--- START GIVEN DATA ---

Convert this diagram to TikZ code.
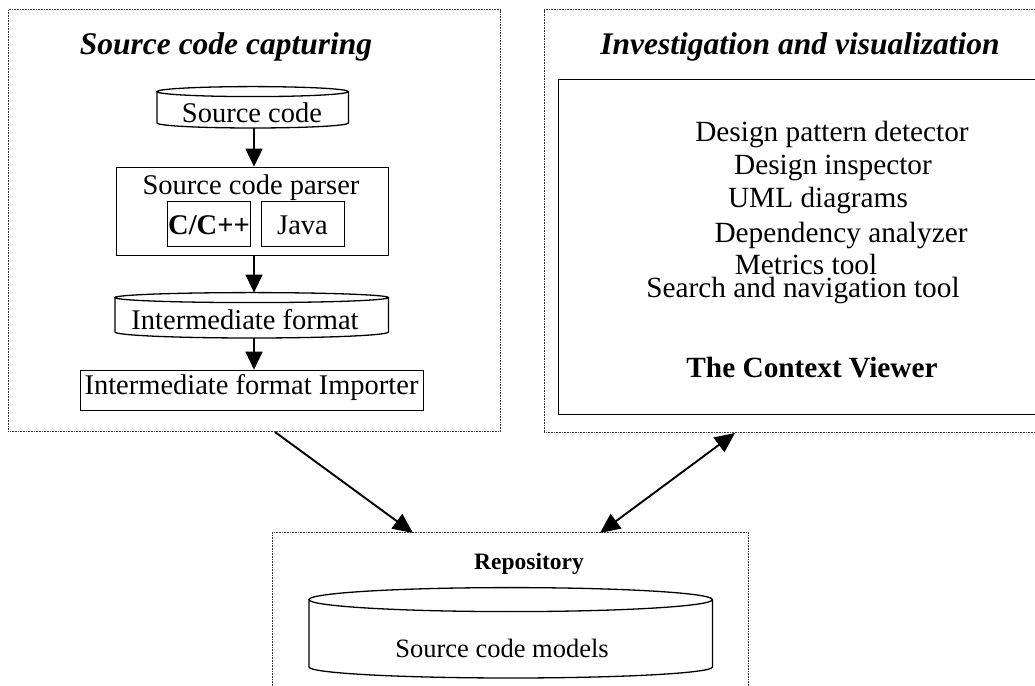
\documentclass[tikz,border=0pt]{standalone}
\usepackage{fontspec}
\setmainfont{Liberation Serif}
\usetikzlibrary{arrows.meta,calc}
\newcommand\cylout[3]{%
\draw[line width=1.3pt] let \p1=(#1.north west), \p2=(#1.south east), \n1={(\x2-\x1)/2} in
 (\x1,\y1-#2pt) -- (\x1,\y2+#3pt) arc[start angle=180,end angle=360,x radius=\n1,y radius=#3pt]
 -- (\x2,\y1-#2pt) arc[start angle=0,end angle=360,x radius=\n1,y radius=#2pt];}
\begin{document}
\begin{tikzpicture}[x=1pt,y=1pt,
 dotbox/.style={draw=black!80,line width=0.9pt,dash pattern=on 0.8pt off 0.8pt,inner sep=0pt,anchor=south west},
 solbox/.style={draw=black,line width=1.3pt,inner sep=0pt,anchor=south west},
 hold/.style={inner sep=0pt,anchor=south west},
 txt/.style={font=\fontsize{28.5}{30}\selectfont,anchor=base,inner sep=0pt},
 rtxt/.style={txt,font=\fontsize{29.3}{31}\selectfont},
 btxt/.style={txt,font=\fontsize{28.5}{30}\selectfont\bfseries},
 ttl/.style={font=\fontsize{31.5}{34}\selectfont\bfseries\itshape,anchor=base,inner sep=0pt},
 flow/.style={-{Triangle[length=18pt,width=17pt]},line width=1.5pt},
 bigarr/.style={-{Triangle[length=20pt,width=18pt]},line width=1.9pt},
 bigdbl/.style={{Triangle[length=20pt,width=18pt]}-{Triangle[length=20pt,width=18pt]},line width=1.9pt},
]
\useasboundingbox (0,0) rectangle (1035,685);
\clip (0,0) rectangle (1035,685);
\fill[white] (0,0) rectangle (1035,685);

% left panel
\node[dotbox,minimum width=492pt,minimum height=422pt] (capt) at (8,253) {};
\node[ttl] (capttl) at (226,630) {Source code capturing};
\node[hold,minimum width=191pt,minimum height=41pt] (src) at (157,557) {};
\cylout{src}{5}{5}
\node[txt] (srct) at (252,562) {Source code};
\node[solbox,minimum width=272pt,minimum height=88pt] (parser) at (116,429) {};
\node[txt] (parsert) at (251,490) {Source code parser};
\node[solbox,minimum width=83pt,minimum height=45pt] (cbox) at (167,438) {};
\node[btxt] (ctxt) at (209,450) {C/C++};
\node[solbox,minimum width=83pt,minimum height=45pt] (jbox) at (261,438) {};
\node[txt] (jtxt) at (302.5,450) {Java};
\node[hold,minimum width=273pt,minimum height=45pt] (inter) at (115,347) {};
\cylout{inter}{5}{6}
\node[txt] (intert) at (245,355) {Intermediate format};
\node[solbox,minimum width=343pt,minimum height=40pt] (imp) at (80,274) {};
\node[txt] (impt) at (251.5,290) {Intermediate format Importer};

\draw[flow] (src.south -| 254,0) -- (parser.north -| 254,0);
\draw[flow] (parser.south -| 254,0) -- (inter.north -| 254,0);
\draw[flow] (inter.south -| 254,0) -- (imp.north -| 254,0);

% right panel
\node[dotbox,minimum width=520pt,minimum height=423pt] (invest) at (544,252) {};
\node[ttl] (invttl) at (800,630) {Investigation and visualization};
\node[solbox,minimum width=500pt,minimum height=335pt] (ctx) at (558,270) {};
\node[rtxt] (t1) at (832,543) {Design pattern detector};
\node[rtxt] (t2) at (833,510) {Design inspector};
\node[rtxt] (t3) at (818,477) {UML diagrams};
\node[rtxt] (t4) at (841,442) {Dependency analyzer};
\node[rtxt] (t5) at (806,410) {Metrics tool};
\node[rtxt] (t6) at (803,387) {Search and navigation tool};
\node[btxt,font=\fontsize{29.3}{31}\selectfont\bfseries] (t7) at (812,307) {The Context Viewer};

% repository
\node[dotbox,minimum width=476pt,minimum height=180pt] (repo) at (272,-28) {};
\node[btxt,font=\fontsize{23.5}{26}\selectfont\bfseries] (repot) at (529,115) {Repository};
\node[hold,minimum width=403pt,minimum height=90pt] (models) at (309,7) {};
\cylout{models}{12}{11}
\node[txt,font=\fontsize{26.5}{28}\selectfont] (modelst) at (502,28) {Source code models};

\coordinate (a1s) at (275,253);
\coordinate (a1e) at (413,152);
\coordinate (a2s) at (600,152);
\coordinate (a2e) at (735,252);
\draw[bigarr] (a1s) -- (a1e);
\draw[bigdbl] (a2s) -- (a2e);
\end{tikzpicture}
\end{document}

--- END GIVEN DATA ---

• _DIRECTION_
Say how many lines of the material contain the word "code", with no other text.

• _OUTPUT_
5